Mid-Semester Break: Rarotonga

Tess Enemark
May 15, 2025
a mural that seems to feature characters from Moana

In the last week(ish) of my mid-semester break, I went on a trip with IES Abroad to Rarotonga, part of the Cook Islands! After my earlier, marathonic travels around the South Island, it was nice to go on a trip that was already planned out and paid for. And we didn’t have to pack and set up a tent every single day—just come home to the KiiKii Inn and Suites, where there was a nice bed waiting for us.

The majority of us flew from Christchurch to Auckland, then to Rarotonga, but a couple of people had already been traveling in the North Island and just joined us on the Auckland-Rarotonga flight. The flight to Auckland is about two hours, and the flight to Raro is about four.

When our plane landed in Rarotonga, there was no jet bridge; we just walked down some steps off the plane, across the tarmac, and into the airport. What immediately struck was me was how different the air felt. It was balmy, salty, and sort of heavy—replete with water. Back in Christchurch, things had just started to get cold, with autumn falling fully upon us. The warmth was a welcome change.

In Rarotonga, we went to the Punanga Nui Market, ate out, swam in the ocean, took dancing and cooking lessons, watched cultural performance, and learned just about everything you could imagine about coconuts: how to climb a coconut tree, how to pick a coconut, the life cycle of a coconut, how to grate the coconut, how to husk the coconut, the coconut origin story, how to squeeze out a coconut's oils or pry out its meat. The entire landscape of Rarotonga is incredibly lush, even more lush than what I have been seeing in Aotearoa. And especially, everywhere you look are tall, skinny palm trees, slouching against their weight. I remember thinking that everything looked exactly like Disney’s Moana, and in fact late in the trip we found a mural featuring characters from Moana. One morning, I walked to the corner store, and I was stunned by the sunrise: blankets of lavender and indigo layered upon a jungled, volcanic summit. When we went to the beach, we found another scene from a movie: near the shore, glittering turquoise waters punctuated by bouts of coral, and then, an edge, which opened into a vast expanse of deeper, darker blue. Because coral is everywhere, however, it’s very easy to cut the bottom of your feet.
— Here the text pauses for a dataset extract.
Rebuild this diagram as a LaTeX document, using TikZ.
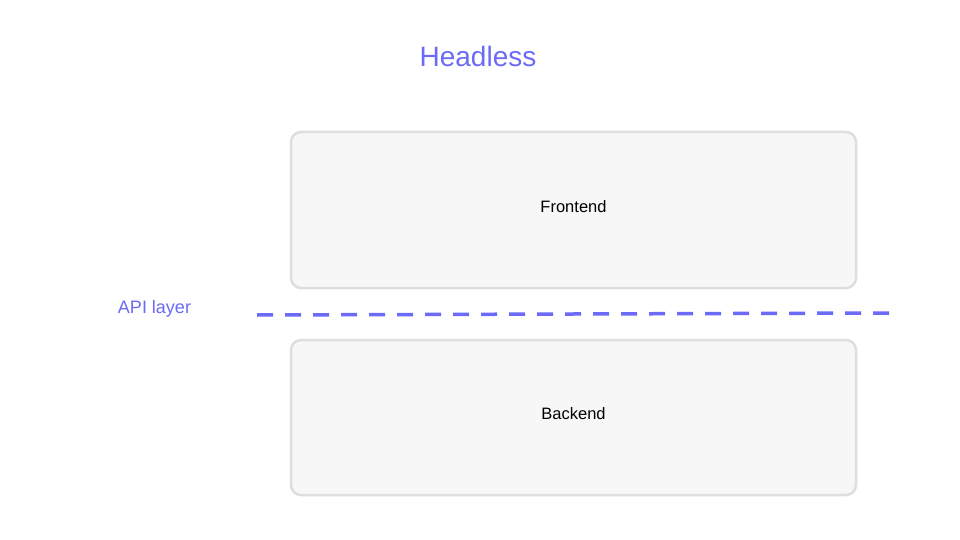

If you’re going to Rarotonga, my two recommendations are:

  • Bring WATER SHOES.
  • Go snorkeling with sea turtles!

IES Abroad had worked one free day into our schedule and rented bikes so we could explore the island. Many people, including myself and my friend, had booked tickets for sea turtle snorkeling in the Avaavaroa Passage on that day. However, the first few days of our trip had been clouded by some pretty rainy, windy weather, and most people’s turtle tours were canceled on our free day. When ours was canceled, I was pretty disappointed. In the end, though, we rescheduled the tour and ended up missing a planned activity, the cross-island hike, to see the turtles. As much as I would have enjoyed the hike, I did not regret my decision. 

I had never snorkeled before this trip, and my first time, the day before, had terrified me. Attempting to breathe while underwater always gave me the same jolting panic, like I was drowning. This time around, though, I settled in, accepting all the accoutrements on my body: the flippers, the mask, the snorkel. I became brave enough to dive down, pressing close to the turtles, watching  them move smoothly and languidly through the water. At one point, as I surfaced, I saw and heard one of the guides pointing and yelling, “Behind you!” I turned, and suddenly a turtle’s wide, glassy eye and little beak mouth were there. The beak opened gently, slowly, and seemed to exhale, then disappeared back under the water. 

Besides the turtles, we were also able to glimpse some eagle rays. They swam pretty deep, so that at the surface they looked like shadowy clumps of gray. When I dove down, though, I could make them out more clearly. Throughout the snorkeling experience I also saw coral reef, tropical fish, and bright blue starfish, the likes of which I have never been able to see outside of an aquarium before. 

On our very last day, we went back to the Koka Lagoon Cruise, because I had forgotten a pair of shorts on the island they boated us to a couple days ago. One of the employees recognized me, pointing and asking what was wrong. "My shorts!" I explained. 

In the end, they arranged to drive me back to the island; it was close, probably not much more than a five-minute ride. The man who drove me back to the island introduced himself as Calvin. He asked me about where I was from, and I said I was from the U.S. but studying in New Zealand. We compared America, Aotearoa, and the Cook Islands, and reflected some on all that was good about the Cook Islands. At the island, I waded out through the water and then immediately found my shorts on a conspicuous tree stump. We drove back mostly in silence, as the landscape expanded out before us. I tried to take everything in for one last time. It was serene, magical. I imagined what it'd be like to live in a place like this forever. As the boat came ashore, Calvin wished me safe travels and said, "We'll see you again soon." I was so choked up about leaving that all I answered with was, "I'll see you, too." But I really wanted to relive the whole week again, really wanted to know I was going to be back, and so I really wanted to mean it.